Which dogs get sunburned? 

Some dogs are more susceptible to getting burned by the sun. White dogs, for instance, tend to have fair skin underneath their fur — and a greater potential for sun damage. Dogs with naturally thin hair, and especially the hairless breeds are also at risk for sunburn and skin cancer. All canines, regardless of the thickness of their coats, have vulnerable areas of the body with less fur or none at all. The belly and the ears have delicate skin, and even a dog’s nose can become dried out and sore.

prevention

Shade

Some well-intentioned pet owners shave their dogs in an effort to keep them cool in the summer, but doing so exposes “virgin” skin to the sun.  A better cooling tactic is to always provide shade—a big umbrella at the beach, a shady tree at a park, a roof for your backyard patio, or a sun-block top for an outdoor kennel. Your dog will instinctively seek shelter from the sun when the rays become too intense.

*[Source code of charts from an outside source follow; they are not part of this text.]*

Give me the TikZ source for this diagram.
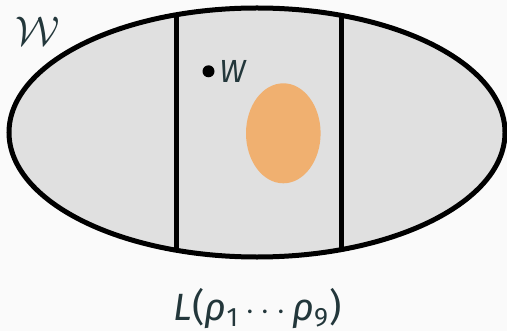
\documentclass[tikz,border=0pt]{standalone}
\usepackage{fontspec}
\setmainfont{Fira Sans}
\usepackage{xcolor}
\usepackage{tikz}
\usetikzlibrary{positioning}
\definecolor{darkteal}{HTML}{23373B}
\definecolor{regiongray}{HTML}{E0E0E0}
\definecolor{bloborange}{HTML}{F0B070}
\definecolor{paper}{HTML}{FAFAFA}
\tikzstyle{region} = [fill=regiongray, line width=2.5pt]
\tikzstyle{cutline} = [draw=black, line width=2.5pt]
\tikzstyle{blob} = [fill=bloborange]
\tikzstyle{pointdot} = [circle, fill=black, inner sep=0pt, minimum size=6pt]
\tikzstyle{tagtext} = [text=darkteal, inner sep=0pt]

\begin{document}
\begin{tikzpicture}[x=0.5pt, y=-0.5pt]
\fill[paper] (0,0) rectangle (507,331);
\useasboundingbox (0,0) rectangle (507,331);
\coordinate (centre) at (257,132.5);
\fill[region] (centre) ellipse [x radius=124pt, y radius=62.25pt];
\begin{scope}
\clip (centre) ellipse [x radius=124pt, y radius=62.25pt];
\draw[cutline] (176.2,0) -- (176.2,270);
\draw[cutline] (341,0) -- (341,270);
\end{scope}
\draw[line width=2.5pt] (centre) ellipse [x radius=124pt, y radius=62.25pt];
\fill[blob] (283.3,133.3) ellipse [x radius=18.65pt, y radius=25pt];

\node (spacew) [tagtext] at (38,31) {\fontsize{20}{24}\selectfont$\mathcal{W}$};
\node (pointw) [pointdot] at (208.5,71.3) {};
\node (labelw) [tagtext, right=2pt of pointw] {\fontsize{16}{19}\selectfont\itshape W};
\node (family) [tagtext, anchor=base] at (257.5,320.5)
  {\fontsize{19}{23}\selectfont\textit{L}(\textit{ρ}\textsubscript{1}\,$\cdots$\,\textit{ρ}\textsubscript{9})};
\end{tikzpicture}
\end{document}
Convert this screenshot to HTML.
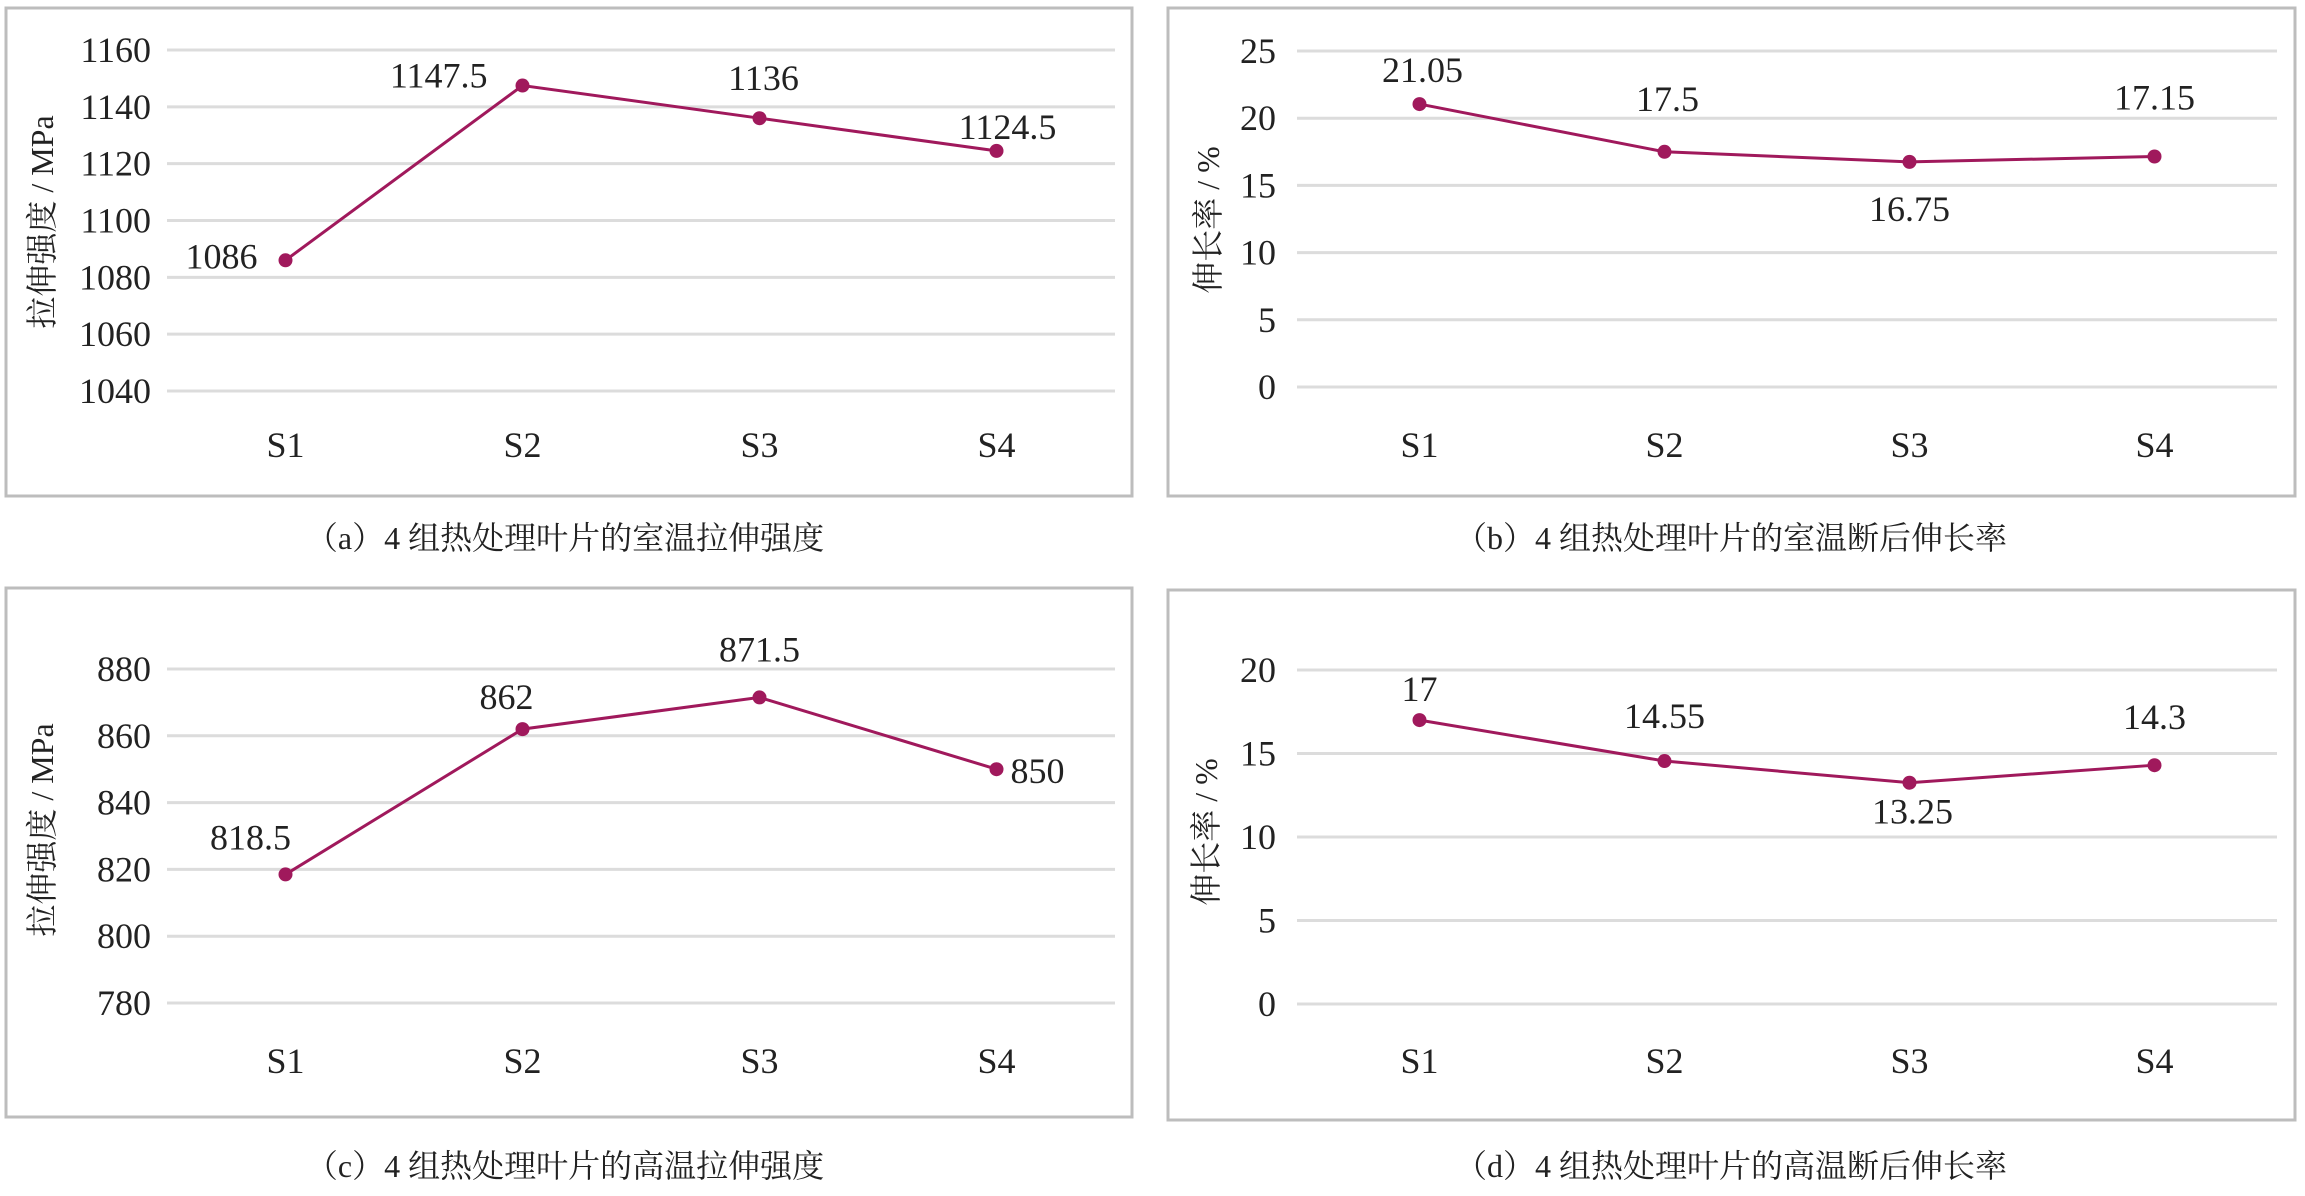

Walk your dog early in the morning or later in the evening to avoid the hottest part of the day. Not only will this prevent your dog’s skin burning in the sun’s hot rays, but paths and roads will be cooler and prevent burns to your pup’s delicate paws.

Slip-Slop-Slap

It is important that you use a pet-friendly sunscreen to prevent potential harm caused by licking and ingestion. Our animal hospitals stock effective sunscreens which are formulated especially for dogs. Apply sunblock to the tips of the ears, nose, belly, and groin areas.  There are also a number of sun hats available for dogs, however some dogs may not tolerate these and will become distressed.